We had a similar issue, but vendor fixed the issue (despite it only
happened with cheap third-party optics). If we talk about the same
vendor, it was fixed in 17.3R4, 17.4R3, 17.3R3-S4 and 18.1R3-S4. It's PR
1425893 (not public).
-- 
Man is the only animal that blushes -- or needs to.
-- Mark Twain


Re: Arista Switches rebooting

2020-05-05 Thread Brandon Martin

On 5/5/20 2:09 AM, Saku Ytti wrote:

I2C is a pretty terrible bus, particularly if you try to actually hang
everything off of a single I2C bus, single misbehaving speaker and you
might get your power supplies offline. Hopefully we'll move to I3C or
10SPE Ethernet soon. Or maybe some sort of I2C switch where every
connection is on its own bus.


I was of the impression that, due to addressing, I2C bus switches are 
already typically used between each transceiver port and the system bus 
(hopefully one of many) that connects the micro to the ports (hopefully 
relatively dedicated to that purpose).


That's certainly been the case in all of the switches I've torn down 
and, last time I checked at least the SFP specification, there wasn't 
much of a way around it since there was each transceiver uses the same, 
fixed addresses for ID and DDM.


But yes, I2C, while very useful, is the devil.  Clock stretching is 
particularly annoying along with the requisite use of open-drain drivers 
to accomplish it.


I was not aware of 10SPE, though...looks very useful (for lots of 
purposes).  Physical multi-drop on low-cost cabling is quite useful.

--
Brandon Martin


Re: Arista Switches rebooting

2020-05-05 Thread Chris via NANOG

Hi,

On 5/5/20 4:02 am, Ethan O'Toole wrote:
We found a bug on the 64 port x 100gig model that if you insert a quad 
twinax 10gig fanout cable in many of the ports it will trigger a reboot.

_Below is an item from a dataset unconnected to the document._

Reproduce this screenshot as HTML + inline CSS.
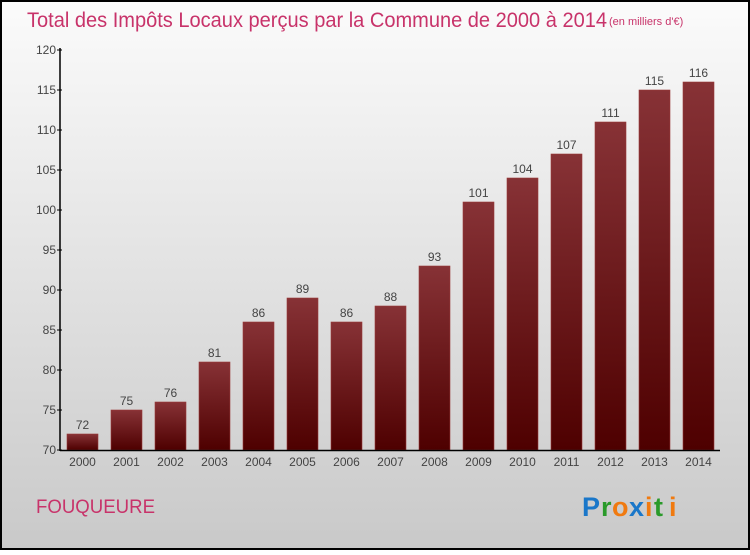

Timing, seems like there is a similar issue for Juniper QFX51110-48S 
devices, just saw PR 1499422:


This technical support bulletin(TSB) has been opened to inform Juniper 
network customers about PR1499422.  On the QFX5110-48S device inserting 
any QSFP-100G-transceiver on one or more network ports will cause FPC 
state to flap.  In the problem state FPC will go down as soon as the 
100G link comes up and FPC flap will be seen every 90 seconds.